— Start of RAW DATA —
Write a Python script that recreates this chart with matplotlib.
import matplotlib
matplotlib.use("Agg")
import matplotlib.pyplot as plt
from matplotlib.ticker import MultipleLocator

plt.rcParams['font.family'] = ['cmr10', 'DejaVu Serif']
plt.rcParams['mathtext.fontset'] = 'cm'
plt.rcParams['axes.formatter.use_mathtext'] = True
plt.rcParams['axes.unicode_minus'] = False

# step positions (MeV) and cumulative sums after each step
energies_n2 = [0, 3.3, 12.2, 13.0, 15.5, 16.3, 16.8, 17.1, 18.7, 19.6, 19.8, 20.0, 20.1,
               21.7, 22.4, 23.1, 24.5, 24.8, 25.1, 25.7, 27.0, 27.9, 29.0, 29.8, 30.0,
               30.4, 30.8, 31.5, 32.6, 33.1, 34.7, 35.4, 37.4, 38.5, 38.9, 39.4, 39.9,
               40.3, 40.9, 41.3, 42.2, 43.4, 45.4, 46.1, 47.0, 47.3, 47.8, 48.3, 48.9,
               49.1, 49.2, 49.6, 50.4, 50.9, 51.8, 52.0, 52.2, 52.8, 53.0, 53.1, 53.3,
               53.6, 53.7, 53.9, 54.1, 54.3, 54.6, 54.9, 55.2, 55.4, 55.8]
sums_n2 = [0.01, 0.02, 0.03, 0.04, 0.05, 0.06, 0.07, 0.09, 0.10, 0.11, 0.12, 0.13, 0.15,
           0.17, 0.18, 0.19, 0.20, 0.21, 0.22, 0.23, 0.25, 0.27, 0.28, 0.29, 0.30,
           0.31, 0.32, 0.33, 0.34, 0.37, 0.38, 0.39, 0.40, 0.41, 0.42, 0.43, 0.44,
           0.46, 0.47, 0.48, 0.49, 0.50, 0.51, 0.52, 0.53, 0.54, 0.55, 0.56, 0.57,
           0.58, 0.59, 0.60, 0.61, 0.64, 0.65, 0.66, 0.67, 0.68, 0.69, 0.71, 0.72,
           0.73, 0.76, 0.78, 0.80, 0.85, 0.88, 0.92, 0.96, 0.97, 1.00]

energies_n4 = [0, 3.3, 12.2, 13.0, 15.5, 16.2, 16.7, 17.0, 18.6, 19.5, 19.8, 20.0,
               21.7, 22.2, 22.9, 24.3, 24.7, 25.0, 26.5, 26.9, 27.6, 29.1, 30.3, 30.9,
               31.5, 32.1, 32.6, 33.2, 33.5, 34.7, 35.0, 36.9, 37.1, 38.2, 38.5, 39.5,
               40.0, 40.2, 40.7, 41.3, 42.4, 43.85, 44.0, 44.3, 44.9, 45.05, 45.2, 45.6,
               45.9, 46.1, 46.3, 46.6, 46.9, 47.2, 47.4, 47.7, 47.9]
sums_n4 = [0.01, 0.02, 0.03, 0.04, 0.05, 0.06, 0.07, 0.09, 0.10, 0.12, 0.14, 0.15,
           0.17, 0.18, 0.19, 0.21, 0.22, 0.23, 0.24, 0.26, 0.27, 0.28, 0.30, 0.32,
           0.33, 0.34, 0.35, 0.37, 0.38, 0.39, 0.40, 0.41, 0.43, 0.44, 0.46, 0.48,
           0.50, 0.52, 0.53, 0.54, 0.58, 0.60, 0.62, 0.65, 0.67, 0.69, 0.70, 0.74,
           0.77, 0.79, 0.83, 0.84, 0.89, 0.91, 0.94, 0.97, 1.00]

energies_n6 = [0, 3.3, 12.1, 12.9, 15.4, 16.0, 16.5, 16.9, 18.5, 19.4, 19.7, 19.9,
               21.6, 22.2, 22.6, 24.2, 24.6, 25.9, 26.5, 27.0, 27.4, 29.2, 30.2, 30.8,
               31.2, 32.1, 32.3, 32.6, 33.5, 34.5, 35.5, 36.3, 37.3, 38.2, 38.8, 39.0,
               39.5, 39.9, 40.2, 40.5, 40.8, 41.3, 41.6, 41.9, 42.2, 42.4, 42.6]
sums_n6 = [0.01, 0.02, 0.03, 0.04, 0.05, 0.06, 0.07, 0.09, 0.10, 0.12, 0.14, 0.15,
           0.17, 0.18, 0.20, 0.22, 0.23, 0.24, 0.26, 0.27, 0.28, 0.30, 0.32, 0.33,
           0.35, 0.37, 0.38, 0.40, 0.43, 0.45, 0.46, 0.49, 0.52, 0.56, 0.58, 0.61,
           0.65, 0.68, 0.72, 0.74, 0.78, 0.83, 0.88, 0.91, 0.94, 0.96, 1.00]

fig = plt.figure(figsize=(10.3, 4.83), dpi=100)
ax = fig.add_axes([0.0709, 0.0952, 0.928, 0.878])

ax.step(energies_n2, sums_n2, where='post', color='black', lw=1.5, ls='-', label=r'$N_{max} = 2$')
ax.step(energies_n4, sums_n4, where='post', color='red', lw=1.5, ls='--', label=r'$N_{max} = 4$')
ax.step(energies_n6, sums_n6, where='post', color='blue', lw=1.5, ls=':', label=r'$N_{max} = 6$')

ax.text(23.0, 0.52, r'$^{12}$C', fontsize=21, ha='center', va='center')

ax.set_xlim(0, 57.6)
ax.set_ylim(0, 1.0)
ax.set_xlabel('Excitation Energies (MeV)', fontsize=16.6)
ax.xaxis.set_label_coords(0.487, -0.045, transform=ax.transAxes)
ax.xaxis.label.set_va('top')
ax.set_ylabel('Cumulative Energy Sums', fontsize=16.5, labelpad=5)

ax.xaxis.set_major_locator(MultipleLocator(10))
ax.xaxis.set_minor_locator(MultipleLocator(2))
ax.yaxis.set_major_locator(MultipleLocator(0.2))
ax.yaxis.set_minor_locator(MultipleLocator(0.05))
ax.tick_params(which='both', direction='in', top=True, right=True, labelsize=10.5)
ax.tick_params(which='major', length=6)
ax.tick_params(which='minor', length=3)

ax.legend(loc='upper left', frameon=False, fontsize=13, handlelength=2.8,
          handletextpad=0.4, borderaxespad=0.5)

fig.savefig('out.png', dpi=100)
— End of RAW DATA —
Only the lines from the beginning of the material above through the line with "plt.rcParams['axes.unicode_minus'] = False" are wanted; extract them exactly.

TASK RESULT ->
Write a Python script that recreates this chart with matplotlib.
import matplotlib
matplotlib.use("Agg")
import matplotlib.pyplot as plt
from matplotlib.ticker import MultipleLocator

plt.rcParams['font.family'] = ['cmr10', 'DejaVu Serif']
plt.rcParams['mathtext.fontset'] = 'cm'
plt.rcParams['axes.formatter.use_mathtext'] = True
plt.rcParams['axes.unicode_minus'] = False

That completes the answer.